- _PROBLEM_
Can you set down, exactly as they appear below, the lines from the opening of the material through the one bearing "b_osi_hi = [0.909, 0.826, 0.336, 0.169, 0.040]", minus the pictures?

## START TASK INPUT

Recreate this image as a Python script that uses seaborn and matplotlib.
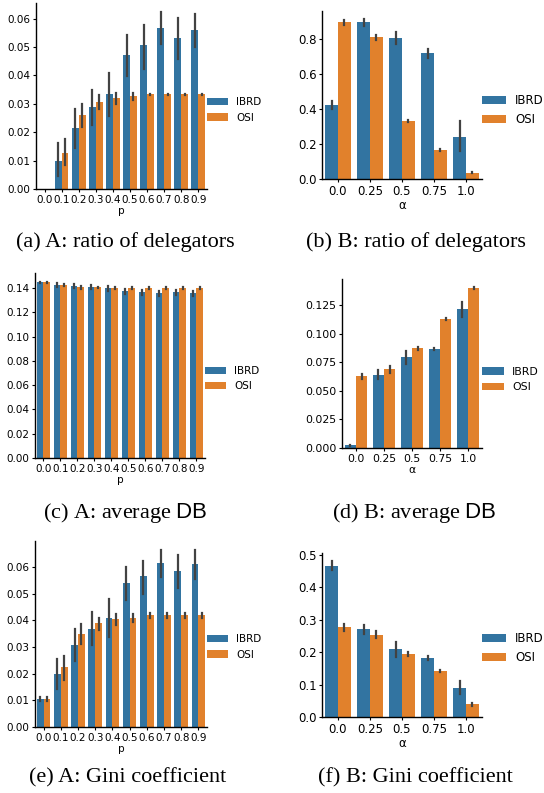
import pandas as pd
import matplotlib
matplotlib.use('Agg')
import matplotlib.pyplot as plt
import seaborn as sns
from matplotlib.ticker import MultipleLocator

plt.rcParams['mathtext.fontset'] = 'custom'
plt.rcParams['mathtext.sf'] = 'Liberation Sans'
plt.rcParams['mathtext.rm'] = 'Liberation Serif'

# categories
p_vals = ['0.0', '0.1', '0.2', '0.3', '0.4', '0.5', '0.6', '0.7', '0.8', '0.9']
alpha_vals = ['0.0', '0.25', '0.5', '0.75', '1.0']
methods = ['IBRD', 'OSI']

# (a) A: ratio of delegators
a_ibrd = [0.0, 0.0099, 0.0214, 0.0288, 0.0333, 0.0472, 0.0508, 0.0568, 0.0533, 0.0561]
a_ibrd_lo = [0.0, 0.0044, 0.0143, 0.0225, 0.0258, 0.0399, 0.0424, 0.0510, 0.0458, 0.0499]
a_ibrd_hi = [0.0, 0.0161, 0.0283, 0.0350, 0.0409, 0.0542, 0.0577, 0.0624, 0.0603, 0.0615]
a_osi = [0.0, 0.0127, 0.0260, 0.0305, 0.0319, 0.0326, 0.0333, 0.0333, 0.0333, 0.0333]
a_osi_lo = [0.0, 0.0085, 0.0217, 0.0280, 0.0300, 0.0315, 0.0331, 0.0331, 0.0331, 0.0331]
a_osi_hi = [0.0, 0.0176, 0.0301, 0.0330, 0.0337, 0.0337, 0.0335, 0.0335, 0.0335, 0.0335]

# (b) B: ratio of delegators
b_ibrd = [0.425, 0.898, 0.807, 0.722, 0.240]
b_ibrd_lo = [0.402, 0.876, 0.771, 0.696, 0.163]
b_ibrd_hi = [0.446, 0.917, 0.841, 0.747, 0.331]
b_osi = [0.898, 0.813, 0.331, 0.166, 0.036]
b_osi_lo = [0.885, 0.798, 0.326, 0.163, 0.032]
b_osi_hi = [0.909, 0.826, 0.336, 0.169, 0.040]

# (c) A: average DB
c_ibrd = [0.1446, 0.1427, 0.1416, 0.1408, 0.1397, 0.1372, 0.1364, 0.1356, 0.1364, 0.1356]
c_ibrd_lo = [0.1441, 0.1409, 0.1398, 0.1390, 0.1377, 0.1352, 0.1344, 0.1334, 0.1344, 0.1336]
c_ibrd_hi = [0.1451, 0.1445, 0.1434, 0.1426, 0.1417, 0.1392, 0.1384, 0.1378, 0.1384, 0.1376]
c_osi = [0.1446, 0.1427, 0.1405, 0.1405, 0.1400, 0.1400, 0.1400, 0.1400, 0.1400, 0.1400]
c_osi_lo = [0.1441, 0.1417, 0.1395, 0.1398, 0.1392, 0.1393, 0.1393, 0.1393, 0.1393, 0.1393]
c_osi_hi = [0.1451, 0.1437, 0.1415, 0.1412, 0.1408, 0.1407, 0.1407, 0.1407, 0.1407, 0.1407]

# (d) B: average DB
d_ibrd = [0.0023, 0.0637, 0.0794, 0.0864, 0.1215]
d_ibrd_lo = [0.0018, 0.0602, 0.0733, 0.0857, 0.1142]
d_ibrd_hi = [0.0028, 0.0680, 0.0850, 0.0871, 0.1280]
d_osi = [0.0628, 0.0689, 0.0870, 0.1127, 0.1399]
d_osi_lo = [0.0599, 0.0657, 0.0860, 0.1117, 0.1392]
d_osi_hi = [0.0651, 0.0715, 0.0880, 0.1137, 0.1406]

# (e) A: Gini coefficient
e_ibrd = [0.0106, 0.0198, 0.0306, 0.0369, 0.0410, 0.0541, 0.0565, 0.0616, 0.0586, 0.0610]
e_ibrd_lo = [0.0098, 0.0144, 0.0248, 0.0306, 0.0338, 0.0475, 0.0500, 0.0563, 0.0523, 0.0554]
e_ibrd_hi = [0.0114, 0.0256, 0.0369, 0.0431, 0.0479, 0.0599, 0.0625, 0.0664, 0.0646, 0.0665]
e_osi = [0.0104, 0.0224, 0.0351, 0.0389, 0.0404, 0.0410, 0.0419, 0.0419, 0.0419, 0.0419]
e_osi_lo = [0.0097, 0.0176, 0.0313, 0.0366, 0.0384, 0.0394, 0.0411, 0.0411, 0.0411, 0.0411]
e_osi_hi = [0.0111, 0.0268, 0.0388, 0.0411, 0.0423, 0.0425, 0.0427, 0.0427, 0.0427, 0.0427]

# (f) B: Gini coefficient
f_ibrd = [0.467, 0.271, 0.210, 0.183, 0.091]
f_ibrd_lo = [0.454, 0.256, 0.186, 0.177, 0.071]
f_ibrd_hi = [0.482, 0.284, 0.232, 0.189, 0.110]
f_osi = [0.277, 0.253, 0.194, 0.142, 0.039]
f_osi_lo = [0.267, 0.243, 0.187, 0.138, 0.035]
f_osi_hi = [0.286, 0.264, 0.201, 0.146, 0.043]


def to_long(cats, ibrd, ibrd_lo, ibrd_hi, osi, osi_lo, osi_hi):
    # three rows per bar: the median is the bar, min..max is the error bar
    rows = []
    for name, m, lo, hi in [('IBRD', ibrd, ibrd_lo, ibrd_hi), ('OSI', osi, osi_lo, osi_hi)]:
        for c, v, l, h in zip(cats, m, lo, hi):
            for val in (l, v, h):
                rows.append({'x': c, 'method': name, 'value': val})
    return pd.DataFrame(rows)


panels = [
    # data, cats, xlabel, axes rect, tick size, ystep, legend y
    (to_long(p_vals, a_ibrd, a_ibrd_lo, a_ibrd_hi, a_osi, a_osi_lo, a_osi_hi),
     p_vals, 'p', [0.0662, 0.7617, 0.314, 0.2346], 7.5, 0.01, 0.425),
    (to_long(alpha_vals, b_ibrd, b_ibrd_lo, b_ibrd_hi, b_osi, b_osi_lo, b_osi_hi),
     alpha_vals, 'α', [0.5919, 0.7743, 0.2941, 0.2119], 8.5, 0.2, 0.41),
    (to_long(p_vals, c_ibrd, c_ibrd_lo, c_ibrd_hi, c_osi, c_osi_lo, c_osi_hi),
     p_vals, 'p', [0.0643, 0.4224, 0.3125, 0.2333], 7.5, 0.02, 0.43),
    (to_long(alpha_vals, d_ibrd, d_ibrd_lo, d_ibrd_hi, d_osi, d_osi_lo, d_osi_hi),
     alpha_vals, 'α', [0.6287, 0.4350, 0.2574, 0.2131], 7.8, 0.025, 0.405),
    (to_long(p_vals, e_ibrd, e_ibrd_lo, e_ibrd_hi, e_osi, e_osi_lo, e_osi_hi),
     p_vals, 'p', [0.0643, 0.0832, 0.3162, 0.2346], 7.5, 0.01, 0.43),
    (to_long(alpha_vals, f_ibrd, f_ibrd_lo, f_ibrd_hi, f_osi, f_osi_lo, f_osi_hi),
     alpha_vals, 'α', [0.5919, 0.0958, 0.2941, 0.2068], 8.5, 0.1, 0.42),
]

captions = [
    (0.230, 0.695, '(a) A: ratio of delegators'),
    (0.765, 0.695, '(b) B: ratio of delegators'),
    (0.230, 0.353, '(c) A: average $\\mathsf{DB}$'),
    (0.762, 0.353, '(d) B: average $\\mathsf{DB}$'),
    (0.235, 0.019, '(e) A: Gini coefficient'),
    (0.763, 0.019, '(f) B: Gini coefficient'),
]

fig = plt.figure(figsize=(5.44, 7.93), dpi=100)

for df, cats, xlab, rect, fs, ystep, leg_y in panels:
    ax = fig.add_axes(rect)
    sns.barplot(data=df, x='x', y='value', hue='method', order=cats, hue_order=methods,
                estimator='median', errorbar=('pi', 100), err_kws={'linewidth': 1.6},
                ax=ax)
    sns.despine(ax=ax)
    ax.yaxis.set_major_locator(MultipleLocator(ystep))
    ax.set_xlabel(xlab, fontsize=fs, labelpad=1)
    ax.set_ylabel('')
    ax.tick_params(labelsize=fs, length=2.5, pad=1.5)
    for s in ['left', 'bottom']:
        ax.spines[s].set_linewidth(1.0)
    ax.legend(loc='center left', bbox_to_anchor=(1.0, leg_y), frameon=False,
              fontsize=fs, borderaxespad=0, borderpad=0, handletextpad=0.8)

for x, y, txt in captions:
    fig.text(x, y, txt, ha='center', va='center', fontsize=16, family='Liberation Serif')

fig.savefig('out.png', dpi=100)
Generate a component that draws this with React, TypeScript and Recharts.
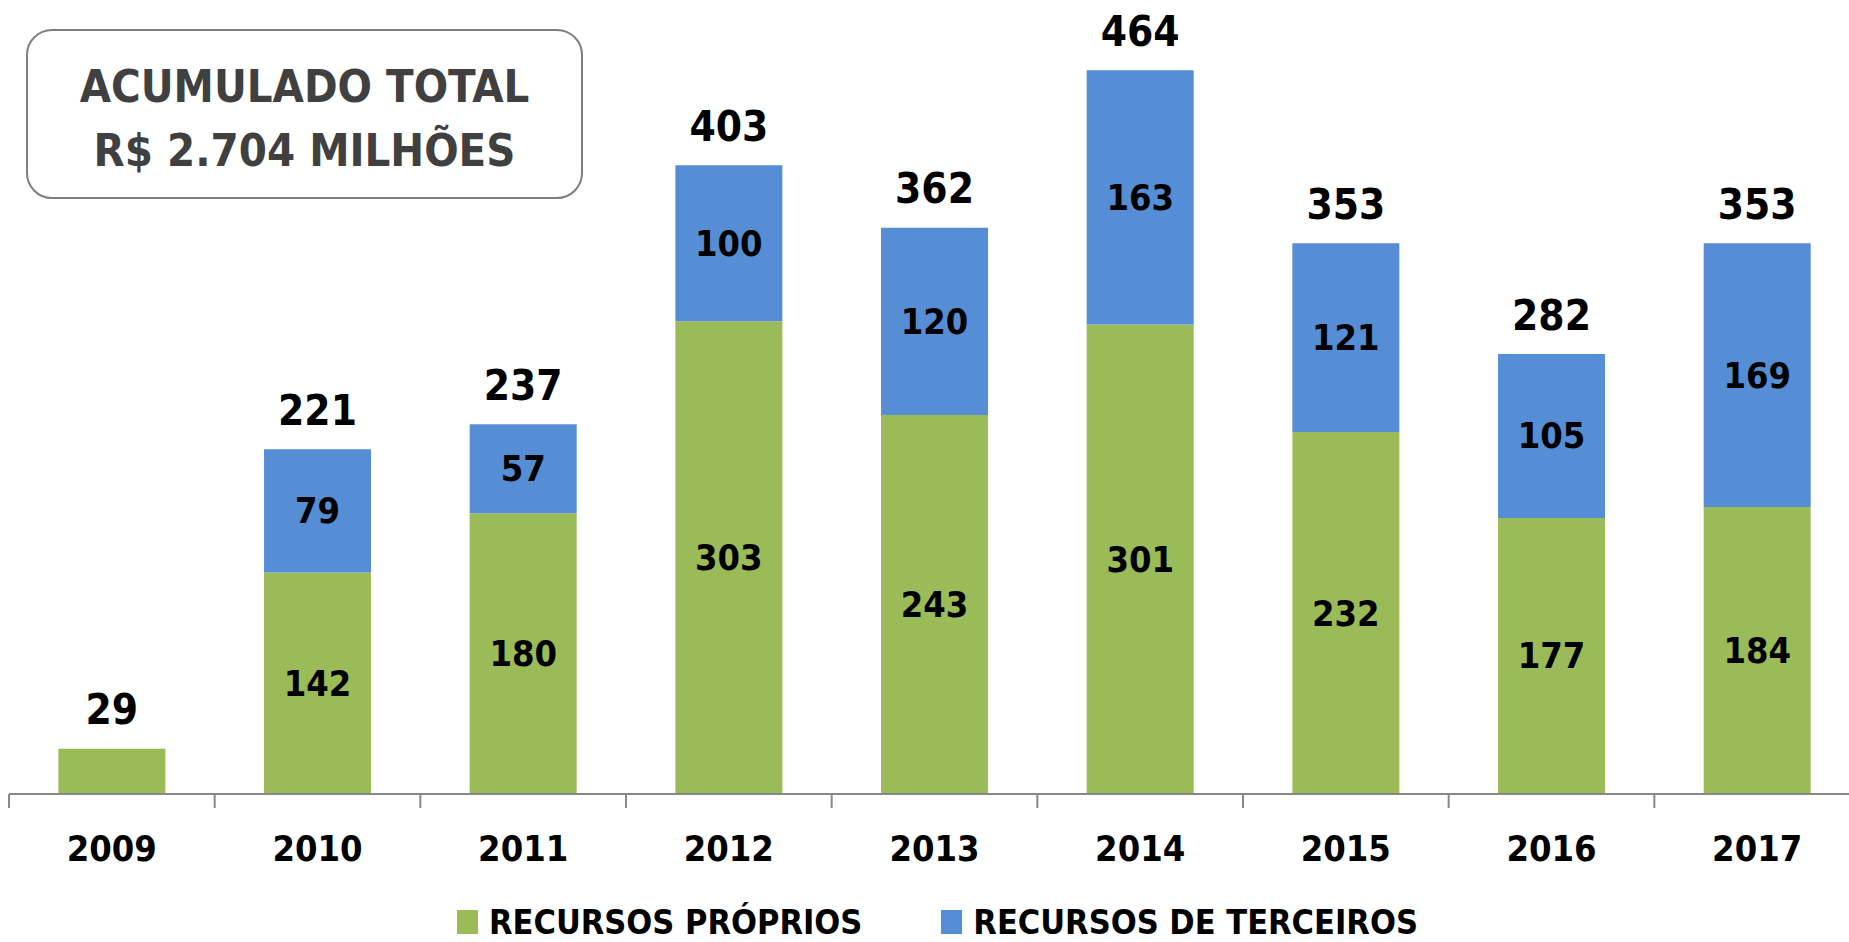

## END TASK INPUT

- _RESULT FOR THIS EXERCISE_
Recreate this image as a Python script that uses seaborn and matplotlib.
import pandas as pd
import matplotlib
matplotlib.use('Agg')
import matplotlib.pyplot as plt
import seaborn as sns
from matplotlib.ticker import MultipleLocator

plt.rcParams['mathtext.fontset'] = 'custom'
plt.rcParams['mathtext.sf'] = 'Liberation Sans'
plt.rcParams['mathtext.rm'] = 'Liberation Serif'

# categories
p_vals = ['0.0', '0.1', '0.2', '0.3', '0.4', '0.5', '0.6', '0.7', '0.8', '0.9']
alpha_vals = ['0.0', '0.25', '0.5', '0.75', '1.0']
methods = ['IBRD', 'OSI']

# (a) A: ratio of delegators
a_ibrd = [0.0, 0.0099, 0.0214, 0.0288, 0.0333, 0.0472, 0.0508, 0.0568, 0.0533, 0.0561]
a_ibrd_lo = [0.0, 0.0044, 0.0143, 0.0225, 0.0258, 0.0399, 0.0424, 0.0510, 0.0458, 0.0499]
a_ibrd_hi = [0.0, 0.0161, 0.0283, 0.0350, 0.0409, 0.0542, 0.0577, 0.0624, 0.0603, 0.0615]
a_osi = [0.0, 0.0127, 0.0260, 0.0305, 0.0319, 0.0326, 0.0333, 0.0333, 0.0333, 0.0333]
a_osi_lo = [0.0, 0.0085, 0.0217, 0.0280, 0.0300, 0.0315, 0.0331, 0.0331, 0.0331, 0.0331]
a_osi_hi = [0.0, 0.0176, 0.0301, 0.0330, 0.0337, 0.0337, 0.0335, 0.0335, 0.0335, 0.0335]

# (b) B: ratio of delegators
b_ibrd = [0.425, 0.898, 0.807, 0.722, 0.240]
b_ibrd_lo = [0.402, 0.876, 0.771, 0.696, 0.163]
b_ibrd_hi = [0.446, 0.917, 0.841, 0.747, 0.331]
b_osi = [0.898, 0.813, 0.331, 0.166, 0.036]
b_osi_lo = [0.885, 0.798, 0.326, 0.163, 0.032]
b_osi_hi = [0.909, 0.826, 0.336, 0.169, 0.040]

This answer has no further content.